Over 2,000 sites now exploit .ani security flaw

More than 2,000 unique Web sites have been rigged to exploit the animated cursor security flaw in Microsoft's software, according to security vendor Websense.

Those Web sites are either hosting exploit code or are redirecting Internet users to sites with bad code, Websense's blog reported Monday.

The number of Web sites engineered to exploit the problem has jumped considerably since the vulnerability was publicly disclosed by Microsoft on March 29. It will likely continue to rise until patches are applied across corporate and consumer PCs, said Ross Paul, senior product manager for Websense.

Hackers are hoping to catch some of the millions of unpatched machines.

"What we've seen is that exploits tend to be used as long as they are effective," Paul said.

Last week, Microsoft broke from its regular patching routine and issued an off-schedule fix due to the danger of the vulnerability, which occurs in the way Windows processes .ani or Animated Cursor files, which allow Web sites to replace the regular cursor with cartoonish alternatives.

The flaw affects nearly all versions of Microsoft's Windows OS and is the third zero-day flaw that Microsoft has patched out of schedule since January 2006.

Companies tend to patch their machines on fixed schedules and may not immediately apply a patch when it's released, Paul said. Home users may automatically receive the patch if they are using Windows XP Service Pack 2, but users of older Windows OSes will not.

That's especially dangerous since the .ani problem doesn't require user interaction for a machine to be infected, said Graham Cluley, senior technology consultant at Sophos. Merely viewing a Web site engineered to exploit the vulnerability with an unpatched machine can result in an infection.

As a result, security analysts are generally recommending to apply the patch, even though Microsoft said Friday they were fixing compatibility problems with some applications.

"We are recommending this is a patch you really need to install now," Cluley said.

Websense said that attackers from Eastern Europe and China appear to be at the heart of the efforts. Groups in the Asia-Pacific region and China are exploiting the vulnerability, mainly on machines located in Asia, in order to gain credentials for popular online games such as Lineage, Websense said.

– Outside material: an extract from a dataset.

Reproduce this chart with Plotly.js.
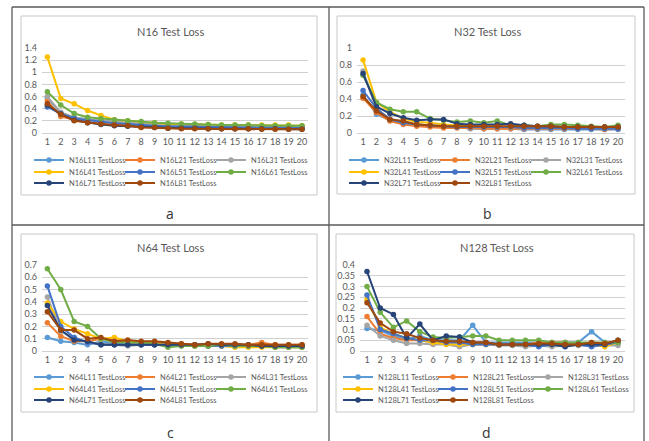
<!DOCTYPE html>
<html>
<head>
<meta charset="utf-8">
<script src="https://cdn.plot.ly/plotly-3.0.1.min.js"></script>
<style>html,body{margin:0;padding:0;background:#fff;}#chart{width:649px;height:441px;}</style>
</head>
<body>
<div id="chart"></div>
<script>
// ---------- DATA ----------
const epochs = [1,2,3,4,5,6,7,8,9,10,11,12,13,14,15,16,17,18,19,20];
const seriesKeys = ['L11','L21','L31','L41','L51','L61','L71','L81'];
const panelNames = ['N16','N32','N64','N128'];
const panelLetters = ['a','b','c','d'];

// N16
const N16_L11 = [0.58,0.33,0.25,0.22,0.20,0.18,0.17,0.15,0.13,0.12,0.11,0.11,0.10,0.10,0.10,0.10,0.09,0.09,0.09,0.09];
const N16_L21 = [0.53,0.27,0.22,0.18,0.15,0.13,0.12,0.10,0.10,0.09,0.08,0.08,0.08,0.07,0.07,0.07,0.07,0.07,0.07,0.07];
const N16_L31 = [0.60,0.34,0.26,0.22,0.20,0.18,0.17,0.15,0.14,0.13,0.12,0.12,0.11,0.11,0.11,0.10,0.10,0.10,0.10,0.10];
const N16_L41 = [1.25,0.57,0.48,0.37,0.29,0.22,0.20,0.18,0.17,0.15,0.15,0.14,0.14,0.13,0.13,0.13,0.13,0.13,0.13,0.12];
const N16_L51 = [0.43,0.32,0.24,0.21,0.19,0.16,0.15,0.13,0.12,0.11,0.11,0.10,0.10,0.10,0.09,0.09,0.09,0.09,0.09,0.09];
const N16_L61 = [0.68,0.46,0.32,0.26,0.24,0.22,0.20,0.19,0.17,0.16,0.15,0.15,0.14,0.13,0.13,0.13,0.12,0.12,0.12,0.12];
const N16_L71 = [0.46,0.31,0.21,0.17,0.14,0.12,0.11,0.10,0.09,0.08,0.08,0.08,0.07,0.07,0.07,0.07,0.07,0.07,0.06,0.06];
const N16_L81 = [0.48,0.31,0.20,0.17,0.15,0.13,0.12,0.09,0.09,0.08,0.07,0.07,0.07,0.07,0.07,0.07,0.06,0.06,0.06,0.06];

// N32
const N32_L11 = [0.45,0.22,0.15,0.12,0.09,0.08,0.07,0.07,0.05,0.05,0.05,0.05,0.04,0.04,0.04,0.04,0.04,0.04,0.04,0.04];
const N32_L21 = [0.41,0.24,0.14,0.10,0.08,0.07,0.06,0.06,0.06,0.05,0.05,0.05,0.05,0.05,0.05,0.05,0.05,0.05,0.04,0.05];
const N32_L31 = [0.73,0.28,0.17,0.13,0.10,0.09,0.08,0.08,0.08,0.07,0.07,0.07,0.07,0.07,0.07,0.07,0.07,0.07,0.07,0.07];
const N32_L41 = [0.86,0.36,0.25,0.17,0.13,0.12,0.10,0.09,0.08,0.08,0.08,0.07,0.07,0.07,0.07,0.07,0.06,0.06,0.06,0.06];
const N32_L51 = [0.50,0.29,0.16,0.12,0.10,0.09,0.08,0.07,0.07,0.07,0.07,0.07,0.06,0.06,0.06,0.06,0.05,0.05,0.05,0.05];
const N32_L61 = [0.68,0.36,0.28,0.25,0.25,0.17,0.15,0.13,0.14,0.12,0.14,0.09,0.09,0.08,0.10,0.10,0.09,0.08,0.07,0.09];
const N32_L71 = [0.70,0.31,0.23,0.18,0.15,0.16,0.16,0.11,0.10,0.10,0.10,0.11,0.09,0.08,0.08,0.07,0.07,0.07,0.07,0.07];
const N32_L81 = [0.43,0.26,0.16,0.14,0.10,0.09,0.08,0.08,0.08,0.08,0.08,0.08,0.08,0.08,0.08,0.07,0.07,0.07,0.07,0.07];

// N64
const N64_L11 = [0.11,0.08,0.07,0.05,0.08,0.06,0.05,0.05,0.05,0.05,0.05,0.04,0.04,0.04,0.04,0.04,0.04,0.03,0.03,0.03];
const N64_L21 = [0.23,0.12,0.08,0.08,0.10,0.09,0.07,0.07,0.07,0.06,0.06,0.05,0.05,0.05,0.05,0.05,0.07,0.05,0.05,0.05];
const N64_L31 = [0.44,0.16,0.11,0.07,0.06,0.05,0.04,0.05,0.05,0.04,0.04,0.04,0.04,0.04,0.04,0.04,0.04,0.04,0.04,0.04];
const N64_L41 = [0.39,0.24,0.18,0.14,0.10,0.11,0.08,0.07,0.06,0.05,0.05,0.04,0.04,0.04,0.03,0.03,0.03,0.03,0.03,0.03];
const N64_L51 = [0.53,0.20,0.11,0.07,0.05,0.05,0.05,0.05,0.05,0.05,0.05,0.05,0.04,0.04,0.04,0.04,0.04,0.04,0.04,0.04];
const N64_L61 = [0.67,0.50,0.24,0.20,0.10,0.07,0.07,0.07,0.06,0.03,0.04,0.04,0.04,0.05,0.04,0.04,0.04,0.03,0.03,0.03];
const N64_L71 = [0.37,0.17,0.09,0.08,0.05,0.05,0.05,0.05,0.05,0.05,0.05,0.05,0.06,0.05,0.05,0.05,0.04,0.04,0.04,0.04];
const N64_L81 = [0.32,0.17,0.17,0.10,0.11,0.08,0.09,0.08,0.08,0.07,0.06,0.05,0.06,0.06,0.06,0.05,0.05,0.05,0.05,0.05];

// N128
const N128_L11 = [0.105,0.095,0.07,0.055,0.07,0.05,0.05,0.05,0.12,0.04,0.04,0.04,0.04,0.04,0.04,0.04,0.04,0.09,0.04,0.04];
const N128_L21 = [0.16,0.08,0.06,0.05,0.05,0.04,0.04,0.04,0.04,0.04,0.03,0.03,0.03,0.04,0.04,0.04,0.03,0.03,0.03,0.04];
const N128_L31 = [0.12,0.07,0.05,0.035,0.035,0.03,0.03,0.02,0.03,0.03,0.025,0.025,0.02,0.025,0.02,0.025,0.025,0.025,0.025,0.025];
const N128_L41 = [0.24,0.11,0.08,0.06,0.05,0.04,0.03,0.03,0.03,0.03,0.03,0.03,0.03,0.03,0.03,0.03,0.03,0.03,0.02,0.04];
const N128_L51 = [0.26,0.10,0.08,0.06,0.05,0.05,0.04,0.04,0.03,0.03,0.03,0.03,0.03,0.02,0.03,0.03,0.03,0.02,0.03,0.04];
const N128_L61 = [0.30,0.18,0.11,0.14,0.09,0.065,0.06,0.065,0.07,0.07,0.05,0.05,0.05,0.05,0.04,0.04,0.04,0.04,0.04,0.04];
const N128_L71 = [0.37,0.20,0.17,0.06,0.125,0.05,0.07,0.065,0.04,0.04,0.03,0.03,0.03,0.03,0.03,0.02,0.03,0.03,0.03,0.05];
const N128_L81 = [0.225,0.13,0.09,0.08,0.06,0.05,0.045,0.045,0.04,0.04,0.03,0.03,0.03,0.035,0.035,0.03,0.03,0.04,0.035,0.05];

// ---------- STYLE / LAYOUT ----------
const colors = ['#5B9BD5','#ED7D31','#A5A5A5','#FFC000','#4472C4','#70AD47','#264478','#9E480E'];
const W = 649, H = 441;
const px = v => v / W;
const py = v => 1 - v / H;
const FONT = 'Lato, "Open Sans", sans-serif';
const TXT = '#595959';

const panelData = [
  [N16_L11,N16_L21,N16_L31,N16_L41,N16_L51,N16_L61,N16_L71,N16_L81],
  [N32_L11,N32_L21,N32_L31,N32_L41,N32_L51,N32_L61,N32_L71,N32_L81],
  [N64_L11,N64_L21,N64_L31,N64_L41,N64_L51,N64_L61,N64_L71,N64_L81],
  [N128_L11,N128_L21,N128_L31,N128_L41,N128_L51,N128_L61,N128_L71,N128_L81]
];
const geom = [
  {xd:[42,308], yd:[133,48], xr:[0.6,20.45], yr:[0,1.4], dt:0.2, frame:[21,16,317,195], title:[170,31], letter:[170,213], legX:29, rows:[160,172,183], ew:46},
  {xd:[357,625], yd:[133,48], xr:[0.55,20.52], yr:[0,1], dt:0.2, frame:[337,16,635,194], title:[487,31], letter:[487,213], legX:344, rows:[160,172,183], ew:46},
  {xd:[42,308], yd:[351,265], xr:[0.6,20.45], yr:[0,0.7], dt:0.1, frame:[21,234,317,412], title:[170,247], letter:[170,432], legX:29, rows:[377,389,400], ew:46},
  {xd:[360,625], yd:[351,265], xr:[0.47,20.53], yr:[0,0.4], dt:0.05, frame:[336,234,634,412], title:[497,247], letter:[486,432], legX:338, rows:[377,389,400], ew:50}
];
const rowOf = j => (j < 3 ? 0 : (j < 6 ? 1 : 2));
const lastInRow = j => (j === 2 || j === 5 || j === 7);

const traces = [];
const layout = {
  width: W, height: H,
  margin: {l:0, r:0, t:0, b:0},
  paper_bgcolor: '#ffffff', plot_bgcolor: '#ffffff',
  font: {family: FONT, color: TXT},
  showlegend: true,
  annotations: [], shapes: []
};

panelData.forEach((data, i) => {
  const g = geom[i];
  const sfx = i === 0 ? '' : String(i + 1);
  data.forEach((vals, j) => {
    const legIdx = i * 3 + rowOf(j) + 1;
    traces.push({
      type: 'scatter', mode: 'lines+markers',
      x: epochs, y: vals,
      name: panelNames[i] + seriesKeys[j] + ' TestLoss',
      xaxis: 'x' + sfx, yaxis: 'y' + sfx,
      legend: legIdx === 1 ? 'legend' : 'legend' + legIdx,
      legendwidth: lastInRow(j) ? g.ew + 20 : g.ew,
      line: {color: colors[j], width: 2},
      marker: {color: colors[j], size: 5.5},
      hoverinfo: 'x+y+name'
    });
  });
  layout['xaxis' + sfx] = {
    domain: [px(g.xd[0]), px(g.xd[1])], range: g.xr, anchor: 'y' + sfx,
    tickvals: epochs, showgrid: false, zeroline: false,
    showline: true, linecolor: '#d0d0d0', linewidth: 1, ticks: '',
    tickfont: {size: 9, color: TXT, family: FONT}, fixedrange: true
  };
  layout['yaxis' + sfx] = {
    domain: [py(g.yd[0]), py(g.yd[1])], range: g.yr, anchor: 'x' + sfx,
    dtick: g.dt, tick0: 0, showgrid: true, gridcolor: '#d0d0d0', gridwidth: 1,
    zeroline: false, showline: false, ticks: '',
    tickfont: {size: 9, color: TXT, family: FONT}, ticklabelstandoff: 4, fixedrange: true
  };
  g.rows.forEach((ry, r) => {
    const idx = i * 3 + r + 1;
    layout[idx === 1 ? 'legend' : 'legend' + idx] = {
      x: px(g.legX), xanchor: 'left', y: py(ry), yanchor: 'middle',
      orientation: 'h', entrywidth: g.ew, itemwidth: 30,
      bgcolor: 'rgba(0,0,0,0)', borderwidth: 0, traceorder: 'normal',
      font: {size: 7.5, color: TXT, family: FONT}
    };
  });
  layout.annotations.push({
    xref: 'paper', yref: 'paper', x: px(g.title[0]), y: py(g.title[1]),
    xanchor: 'center', yanchor: 'middle', showarrow: false,
    text: panelNames[i] + ' Test Loss', font: {size: 11, color: TXT, family: FONT}
  });
  layout.annotations.push({
    xref: 'paper', yref: 'paper', x: px(g.letter[0]), y: py(g.letter[1]),
    xanchor: 'center', yanchor: 'middle', showarrow: false,
    text: panelLetters[i], font: {size: 14, color: '#333333', family: '"Open Sans", sans-serif'}
  });
  const f = g.frame;
  layout.shapes.push({type: 'rect', xref: 'paper', yref: 'paper', layer: 'below',
    x0: px(f[0]), x1: px(f[2]), y0: py(f[3]), y1: py(f[1]),
    line: {color: '#c8c8c8', width: 1}, fillcolor: 'rgba(0,0,0,0)'});
});

// outer grid frame
const frameLines = [
  [12,7,644,7],[12,7,12,441],[644,7,644,441],[329,7,329,441],[12,225,644,225]
];
frameLines.forEach(l => layout.shapes.push({type: 'line', xref: 'paper', yref: 'paper', layer: 'below',
  x0: px(l[0]), y0: py(l[1]), x1: px(l[2]), y1: py(l[3]), line: {color: '#5a5a5a', width: 1.3}}));

Plotly.newPlot('chart', traces, layout, {displayModeBar: false, staticPlot: true});
</script>
</body>
</html>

A second group in Eastern Europe, which has been known to use other vulnernabilities in Microsoft's software to install malicious software on machines, "have also added the .ani attacks to their arsenal," Websense said. Those attacks are directed at servers and users in the U.S.

The motivation of the Eastern European group appears to be collecting banking details using form-grabbing software or keyloggers, Websense said. The group has also been known to try to use exploits to install bogus anti-spyware programs.

One technique used by the hackers is to find a vulnerable Web server and cause its viewers to be redirected to another Web site that will exploit their machine using the .ani problem, Paul said.

The hackers are also planting iframes -- hidden windows that can allow code such as JavaScript to run -- to activate an exploit. Paul predicts there may be more to come: "I don't think we've seen the last of this."